Больше не твои. После развода - страница 36



«Медико-генетический центр Борковского» сразу заслужил большой авторитет и доверие, поэтому к Рафаэлю приезжают из разных точек мира.

Приехал и я, чтобы показать ему свою дочь. После осмотра и изучения документов прошлых лет Рафаэль попросил Айлин с дочерью подождать снаружи. У него был ко мне разговор.

— Говорит, что показывала ее многим специалистам. Генетикам — тоже, — отвечаю ему.

— Сразу я сказать ничего не могу, но заключений, которые она привезла с собой, слишком мало. Я бы сказал: недостаточно.

— К чему ты ведешь, Раф?

Рафаэль разводит руками и поправляет свой белоснежный халат. После армии мы поддерживали общение, чуть позже наши пути разошлись, а встретились снова только несколько лет назад, когда его знакомое имя стало разлетаться по стране. Мы увиделись, вспомнили прошлое, тогда я упомянул про первую беременность Айлин, спросил о вероятности врачебной ошибки и пожалел, что тогда с Борковским не было связи. Я бы привез к нему Айлин, мы бы прошли обследования.

И ничего бы не изменилось.

В диагнозе первого плода я был уверен.

— Рамис, я веду к тому, что проблема выявления генетического заболевания состоит в том, что в этом процессе должны быть задействованы оба родителя. Это важно. Почему Айлин не пригласила тебя для обследования? Ты говоришь, что она намеренно скрывала от тебя дочь?

— Четыре года.

— Вот и ответ, Рам, — припечатывает Рафаэль. — Я могу предположить, что она пренебрегла здоровьем дочери, лишь бы не обращаться к тебе, но я не хочу в это верить.

— Думаешь, могла? — спрашиваю звенящим тоном.

— Это твоя женщина, тебе виднее. Но давай не будем делать преждевременных выводов, сегодня мы получили от вас троих материалы для исследования и собрали анамнез, теперь нам нужно время. Я лично буду заниматься вопросом здоровья твоей дочери.

— Спасибо, Рафаэль.

Я стискиваю челюсти, уверенный в том, что Айлин могла сделать из гордости все, что угодно. Ярость закипала по венам.

Дверь кабинета я открываю чуть ли не с ноги. Сдерживаю себя только из уважения к другу, чтобы не снести его центр к чертям, и еще ради дочери. Она сидела рядом с Айлин и напевала ей какую-то мелодию.

Почувствовав приближение, Айлин поднимает глаза и замирает.

Чувствуешь, Айлин? Чувствуешь мое негодование?!

Неужели ты не смогла пересилить свою гордость и обратиться ко мне за помощью хоть раз за все эти четыре года?! Неужели страх ко мне оказался сильнее страданий дочери?!
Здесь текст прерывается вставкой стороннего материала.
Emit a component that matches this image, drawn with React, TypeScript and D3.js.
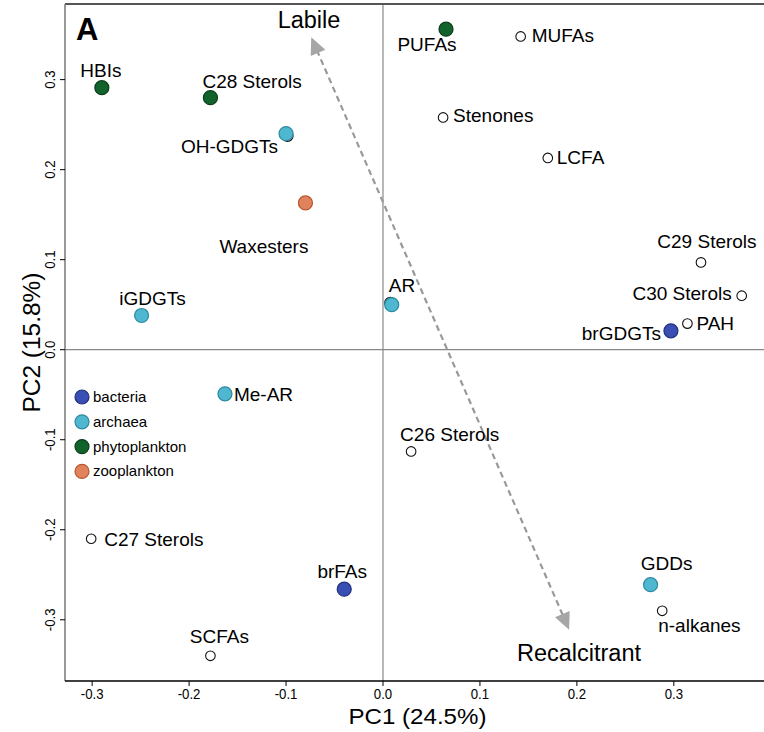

— Что сказал врач? — спрашивает она, резко поднимаясь с места. — Почему ты запретил заходить с тобой? Там что-то серьезное?

Чуть нервно пригладив брюки, Айлин вопросительно смотрит на меня. Увидев ее невинное выражение лица, я резко хочу остаться с ней наедине и узнать, как все было на самом деле, действительно ли она наплевала на заключения врачей, лишь бы не обращаться ко мне за помощью, но в наш диалог встраивается Селин:

— А когда уже будет море? И будет ли оно вообще? — детским голосом, но по-взрослому интересуется Селин.

Это сбивает с меня всю ярость.

Я забыл. Забыл, что обещал показать своей дочери море.

Своей дочери.

Называть Селин своей дочерью было упоительно. Я еще не делаю это на автомате, еще не свыкся, каждый раз перекатываю это слово на своем языке и каждый раз — удивляюсь.

Не привык. Но очень хочу привыкнуть.

— Все, едем к морю, — заявляю, бросая холодный взгляд на Айлин.

— А что сказал врач? — тихо бормочет Айлин. — Ты выглядишь злым.